[start Source data]

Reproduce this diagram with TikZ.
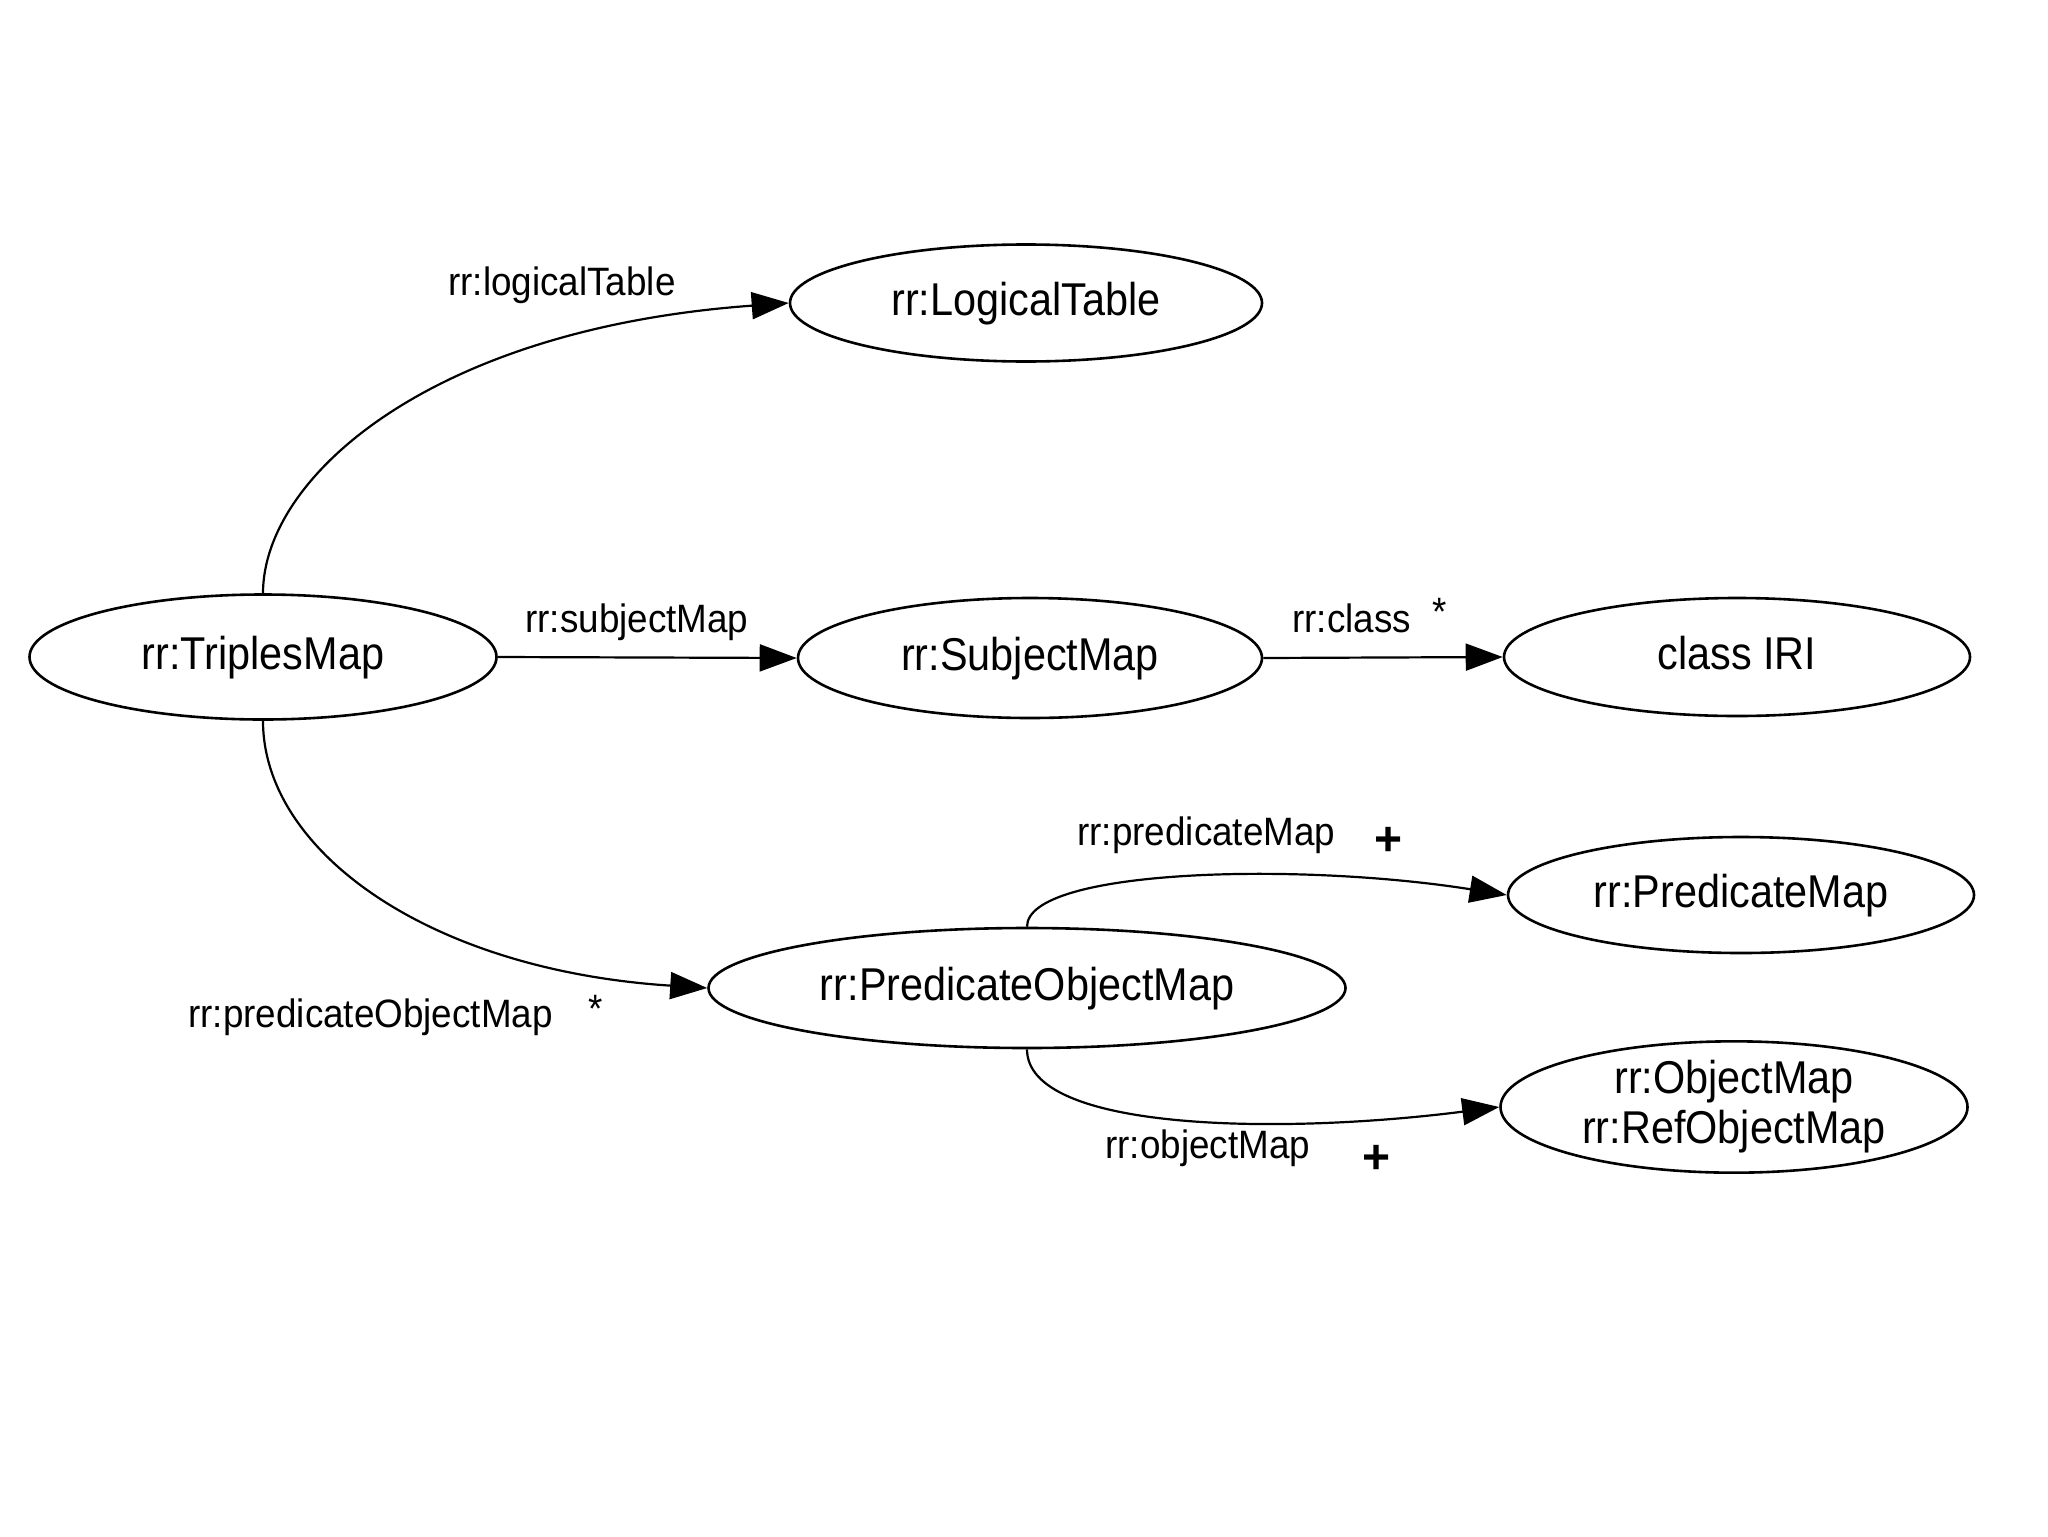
\documentclass[tikz,border=0pt]{standalone}
\usepackage{fontspec}
\setmainfont{Liberation Sans}
\newfontfamily\nodefont{Liberation Sans}[FakeStretch=0.9]
\newfontfamily\labfont{Liberation Sans}[FakeStretch=0.93]
\usetikzlibrary{shapes.geometric,arrows.meta}
\begin{document}
\begin{tikzpicture}[x=0.5pt,y=-0.5pt,
  ellbase/.style={ellipse,draw,line width=1.3pt,inner sep=0pt,font=\nodefont\fontsize{23pt}{25pt}\selectfont},
  ell/.style={ellbase,text height=1.2em,text depth=0pt},
  conn/.style={line width=1.1pt,-{Triangle[length=18.5pt,width=13.5pt]}},
  elab/.style={anchor=base west,inner sep=0pt,font=\labfont\fontsize{19.8pt}{22pt}\selectfont},
  mult/.style={anchor=base,inner sep=0pt,font=\labfont\fontsize{19.8pt}{22pt}\selectfont},
  plus/.style={anchor=base,inner sep=0pt,font=\fontsize{24pt}{26pt}\selectfont\bfseries}]
\useasboundingbox (0,0) rectangle (2048,1536);
\fill[white] (0,0) rectangle (2048,1536);
% nodes
\node[ell,minimum width=233.5pt,minimum height=62.5pt] (tm) at (263,657) {rr:TriplesMap};
\node[ell,minimum width=236pt,minimum height=58.5pt] (lt) at (1026,303) {rr:LogicalTable};
\node[ell,minimum width=232pt,minimum height=60pt] (sm) at (1030,658) {rr:SubjectMap};
\node[ell,minimum width=233pt,minimum height=59pt] (iri) at (1737,657) {class IRI};
\node[ell,minimum width=318.5pt,minimum height=60pt] (pom) at (1027,988) {rr:PredicateObjectMap};
\node[ell,minimum width=233pt,minimum height=58pt] (pm) at (1741,895) {rr:PredicateMap};
\node[ellbase,align=center,minimum width=233.5pt,minimum height=59.5pt] (om) at (1734,1107) {rr:ObjectMap\\rr:RefObjectMap};
% connectors
\draw[conn] (tm.north) .. controls +(0,-115) and +(-360,26) .. (lt.west);
\draw[conn] (tm.east) -- (sm.west);
\draw[conn] (sm.east) -- (iri.west);
\draw[conn] (tm.south) .. controls +(0,130) and +(-279,-18) .. (pom.west);
\draw[conn] (pom.north) .. controls +(0,-58) and +(-208,-33) .. (pm.west);
\draw[conn] (pom.south) .. controls +(0,82) and +(-220,28) .. (om.west);
% labels
\node[elab] (l1) at (448,295) {rr:logicalTable};
\node[elab] (l2) at (525,632) {rr:subjectMap};
\node[elab] (l3) at (1292,632) {rr:class};
\node[mult] (s1) at (1440,625) {*};
\node[elab] (l4) at (188,1027) {rr:predicateObjectMap};
\node[mult] (s2) at (596,1022) {*};
\node[elab] (l5) at (1077,845) {rr:predicateMap};
\node[plus] (p1) at (1388,855) {+};
\node[elab] (l6) at (1105,1158) {rr:objectMap};
\node[plus] (p2) at (1376,1173) {+};
\end{tikzpicture}
\end{document}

[end Source data]

Go through the data above and transcribe it in full, omitting any image.

Reproduce this diagram with TikZ.
\documentclass[tikz,border=0pt]{standalone}
\usepackage{fontspec}
\setmainfont{Liberation Sans}
\newfontfamily\nodefont{Liberation Sans}[FakeStretch=0.9]
\newfontfamily\labfont{Liberation Sans}[FakeStretch=0.93]
\usetikzlibrary{shapes.geometric,arrows.meta}
\begin{document}
\begin{tikzpicture}[x=0.5pt,y=-0.5pt,
  ellbase/.style={ellipse,draw,line width=1.3pt,inner sep=0pt,font=\nodefont\fontsize{23pt}{25pt}\selectfont},
  ell/.style={ellbase,text height=1.2em,text depth=0pt},
  conn/.style={line width=1.1pt,-{Triangle[length=18.5pt,width=13.5pt]}},
  elab/.style={anchor=base west,inner sep=0pt,font=\labfont\fontsize{19.8pt}{22pt}\selectfont},
  mult/.style={anchor=base,inner sep=0pt,font=\labfont\fontsize{19.8pt}{22pt}\selectfont},
  plus/.style={anchor=base,inner sep=0pt,font=\fontsize{24pt}{26pt}\selectfont\bfseries}]
\useasboundingbox (0,0) rectangle (2048,1536);
\fill[white] (0,0) rectangle (2048,1536);
% nodes
\node[ell,minimum width=233.5pt,minimum height=62.5pt] (tm) at (263,657) {rr:TriplesMap};
\node[ell,minimum width=236pt,minimum height=58.5pt] (lt) at (1026,303) {rr:LogicalTable};
\node[ell,minimum width=232pt,minimum height=60pt] (sm) at (1030,658) {rr:SubjectMap};
\node[ell,minimum width=233pt,minimum height=59pt] (iri) at (1737,657) {class IRI};
\node[ell,minimum width=318.5pt,minimum height=60pt] (pom) at (1027,988) {rr:PredicateObjectMap};
\node[ell,minimum width=233pt,minimum height=58pt] (pm) at (1741,895) {rr:PredicateMap};
\node[ellbase,align=center,minimum width=233.5pt,minimum height=59.5pt] (om) at (1734,1107) {rr:ObjectMap\\rr:RefObjectMap};
% connectors
\draw[conn] (tm.north) .. controls +(0,-115) and +(-360,26) .. (lt.west);
\draw[conn] (tm.east) -- (sm.west);
\draw[conn] (sm.east) -- (iri.west);
\draw[conn] (tm.south) .. controls +(0,130) and +(-279,-18) .. (pom.west);
\draw[conn] (pom.north) .. controls +(0,-58) and +(-208,-33) .. (pm.west);
\draw[conn] (pom.south) .. controls +(0,82) and +(-220,28) .. (om.west);
% labels
\node[elab] (l1) at (448,295) {rr:logicalTable};
\node[elab] (l2) at (525,632) {rr:subjectMap};
\node[elab] (l3) at (1292,632) {rr:class};
\node[mult] (s1) at (1440,625) {*};
\node[elab] (l4) at (188,1027) {rr:predicateObjectMap};
\node[mult] (s2) at (596,1022) {*};
\node[elab] (l5) at (1077,845) {rr:predicateMap};
\node[plus] (p1) at (1388,855) {+};
\node[elab] (l6) at (1105,1158) {rr:objectMap};
\node[plus] (p2) at (1376,1173) {+};
\end{tikzpicture}
\end{document}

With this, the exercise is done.